10月7日(日本時間8日午前2時キックオフ)にサウジアラビアとの第3節、同12日にオーストラリアとの第4節を控える日本代表だが、サウジアラビア戦はジェッダで行われるアウェー戦(オーストラリア戦は埼玉スタジアムでのホーム開催)のため、9月8日の中国戦(カタール、ハリファ国際スタジアム)に続いてテレビ中継が行われないことになる。中国には1-0で辛勝したものの、9月2日のオマーンとの初戦(パナソニックスタジアム吹田)で0-1の敗戦を喫している日本にとって、今後を占う重要な一戦を見るには、月額1925円(税込)を支払ってDAZNと契約するしか合法的な手段はない。日本代表戦がテレビ中継されなかった例として、最近では2010年1月6日のアジア杯予選イエメン戦(サヌア)、2019年南米選手権があるが、W杯予選では少なくとも21世紀に入ってから一度もなかったことだという。

 発端は、主催者で放映権を一括管理しているアジア・サッカー連盟(AFC)がDAZNと長期契約を締結したことにある。AFCは、スイスと中国の合弁会社「DDMCフォルティス」と8年総額20億ドル(約2200億円)とされる大型契約を結び、放映権を獲得するには同社との交渉が必要となった。そこで手を挙げたのが、豊富な資金力を持つDAZN。アジア予選、アジア杯、アジアチャンピオンズリーグ(ACL)、女子アジア杯などAFC主催14大会の放映権獲得で合意した。

 AFCが2005年にテレビ朝日と契約した際の放映権料は4年90億円。関係者によると、テレビ朝日とAFCが結んだ日本国内での独占放映権料は最高でも4年170億円前後というから、まさに桁違いに価格が高騰したことになる。その中で、テレビ朝日はホームの試合の放映権だけは死守することで何とか意地を見せた形だ。「絶対に負けられない戦いが、そこにはある!」とお茶の間に激闘を届け、盛り上げてきた同局は、東京五輪で高視聴率を得たことによる後押しもあり一念発起。放映権料は1試合で推定2、3億円規模とみられている。

 “騒動”の主な背景には、アジアにおけるサッカーを巡る環境の変化と、コロナ禍の影響を受けたテレビ局の苦しい台所事情がある。新型コロナウイルスの感染拡大で予定通りに試合を消化できるかは不透明な状況だ。また、時差の関係で深夜や早朝のキックオフとなるアウェー戦は、ただでさえスポンサー離れの問題がある中で、見込める広告収入と放映権料の乖離が大きすぎるという事情もある。これらリスクを考えれば、なかなかテレビ局が高額での放映権の獲得に手を挙げられないのもうなずける。

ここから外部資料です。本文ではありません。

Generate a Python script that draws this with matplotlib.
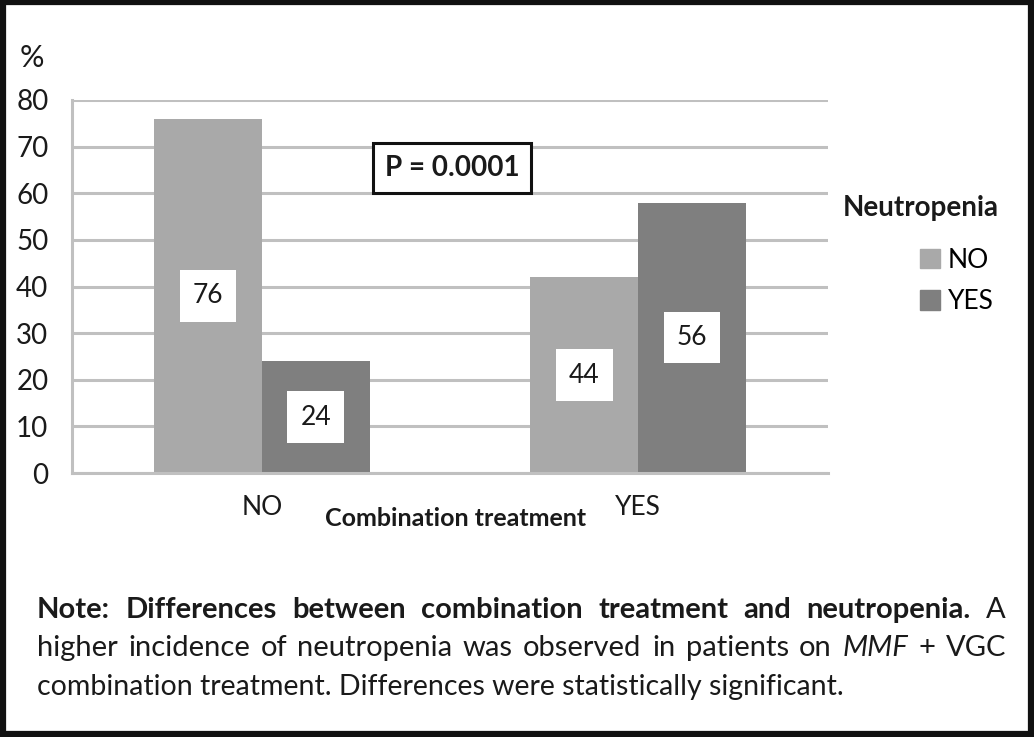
import matplotlib
matplotlib.use("Agg")
import matplotlib.pyplot as plt
from matplotlib.patches import Rectangle, Patch

plt.rcParams['font.family'] = ['Lato', 'DejaVu Sans']

# data
groups = ["NO", "YES"]
series = ["NO", "YES"]
values_no = [76, 42]
values_yes = [24, 58]
labels_no = ["76", "44"]
labels_yes = ["24", "56"]
yticks = [0, 10, 20, 30, 40, 50, 60, 70, 80]

W, H = 1034, 737
fig = plt.figure(figsize=(W / 100, H / 100), dpi=100)


def px(x, y):
    return x / W, 1 - y / H


light = "#a9a9a9"
dark = "#7f7f7f"
grid = "#c0c0c0"
ink = "#1a1a1a"

ax = fig.add_axes([72 / W, 1 - 473 / H, 756 / W, 373 / H])
xs = list(range(len(groups)))
bw = 0.287
ax.bar([x - bw / 2 for x in xs], values_no, bw, color=light, zorder=2, label=series[0])
ax.bar([x + bw / 2 for x in xs], values_yes, bw, color=dark, zorder=2, label=series[1])

for i in xs:
    for off, v, lab in [(-bw / 2, values_no[i], labels_no[i]), (bw / 2, values_yes[i], labels_yes[i])]:
        ax.text(i + off, v / 2, lab, ha="center", va="center", fontsize=19,
                color=ink, zorder=3,
                bbox=dict(boxstyle="square,pad=0.5", fc="white", ec="none"))

ax.set_xlim(-0.505, 1.505)
ax.set_ylim(0, 80)
ax.set_yticks(yticks)
ax.set_yticklabels([str(t) for t in yticks], fontsize=20, color=ink)
ax.set_xticks(xs)
ax.set_xticklabels(groups, fontsize=19, color=ink)
ax.tick_params(axis="both", length=0)
ax.tick_params(axis="y", pad=17)
ax.tick_params(axis="x", pad=16)
ax.yaxis.grid(True, color=grid, linewidth=2.2, zorder=0)
ax.set_axisbelow(True)
for s in ["top", "right"]:
    ax.spines[s].set_visible(False)
for s in ["left", "bottom"]:
    ax.spines[s].set_color(grid)
    ax.spines[s].set_linewidth(2.2)

fig.text(*px(20, 58), "%", fontsize=22, va="center", ha="left", color=ink)
fig.text(*px(456, 518), "Combination treatment", fontsize=18, fontweight="bold",
         ha="center", va="center", color=ink)

fig.text(*px(452, 168), "P = 0.0001", fontsize=20, fontweight="bold", ha="center",
         va="center", color=ink,
         bbox=dict(boxstyle="square,pad=0.42", fc="white", ec="#111111", lw=2.2))

fig.text(*px(843, 208), "Neutropenia", fontsize=20, fontweight="bold", ha="left",
         va="center", color=ink)
handles = [Patch(color=light, label=series[0]), Patch(color=dark, label=series[1])]
fig.legend(handles=handles, loc="upper left", bbox_to_anchor=px(896, 224), frameon=False,
           handlelength=0.75, handleheight=0.75, handletextpad=0.3,
           labelspacing=0.62, prop=dict(size=19))

# caption, justified lines
line1 = [("Note:", "bold"), ("Differences", "bold"), ("between", "bold"),
         ("combination", "bold"), ("treatment", "bold"), ("and", "bold"),
         ("neutropenia.", "bold"), ("A", "normal")]
line2 = [(w, "normal") for w in "higher incidence of neutropenia was observed in patients on".split()] + \
        [("MMF", "italic"), ("+", "normal"), ("VGC", "normal")]
line3 = "combination treatment. Differences were statistically significant."

renderer = fig.canvas.get_renderer()


def justify(words, y, x0=37, x1=1006, size=21):
    objs = []
    total = 0
    for w, wt in words:
        style = "italic" if wt == "italic" else "normal"
        weight = "bold" if wt == "bold" else "normal"
        t = fig.text(0, 0, w, fontsize=size, fontweight=weight, fontstyle=style,
                     color=ink, va="baseline", ha="left")
        wpx = t.get_window_extent(renderer).width
        objs.append((t, wpx))
        total += wpx
    gap = (x1 - x0 - total) / (len(words) - 1)
    x = x0
    for t, wpx in objs:
        t.set_position(px(x, y))
        x += wpx + gap


justify(line1, 618)
justify(line2, 656)
fig.text(*px(37, 695), line3, fontsize=20.5, color=ink, va="baseline", ha="left")

fig.patches.append(Rectangle((0.0025, 0.004), 0.995, 0.993, transform=fig.transFigure,
                             fill=False, ec="#111111", lw=4.5))

fig.savefig("out.png", dpi=100)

 また、W杯は2026年大会から参加国が「32」から「48」に拡大することが決まっており、これに伴い、アジアの出場枠は現在の「4.5」から「8」へ大幅に増える見通し。つまり、日本にとってアジア予選は今後、出場権を懸けた「絶対に負けられない戦い」とはいえなくなるのが実状だ。一方でW杯出場が現実的なものとなる中国、東南アジア、中東ではW杯予選のコンテンツ価値は必然的に上がる。経済的発展著しい国との交渉を見据え、先行投資するだけの理由が国境をまたいで事業を展開するネット配信の企業にはある。そうした事情が、今回の“放映権バブル”を誘引していると見る向きも多い。

 もちろん、熱心なサッカーファン、スポーツファンにとってはJリーグ、欧州各国のリーグなどサッカーコンテンツの豊富なDAZNへの加入は、さしたるハードルとならず、とっくに加入を済ませている人も多いことだろう。しかし、顧客とどれだけ多くの「接点」をつくれるかは、マーケティングの基本。日本サッカー協会の田嶋幸三会長が今回の事態を受けて「(日本代表の試合は)どなたでも見られる環境であるべきだ」「申し訳ない」と話すように、一般視聴者とサッカーという競技の最大の「接点」となる日本代表戦が、限られた環境でしか見られないコンテンツになれば、サッカーの普及という面で大きなマイナスになりかねない。

 主催者ではない日本サッカー協会は契約にタッチできる立場になく、危機感を抱きながらも、根本的な打開策を見出せずにいる。テレビ朝日系「やべっちF.C.~日本サッカー応援宣言~」やTBS系「スーパーサッカー」といった長寿番組がテレビ放送を終え、Jリーグのテレビ中継も激減し、サッカーの存在感は確実に地上波から薄れようとしている。“大衆の娯楽”であった一大コンテンツは今、確実に大きな岐路に立たされている。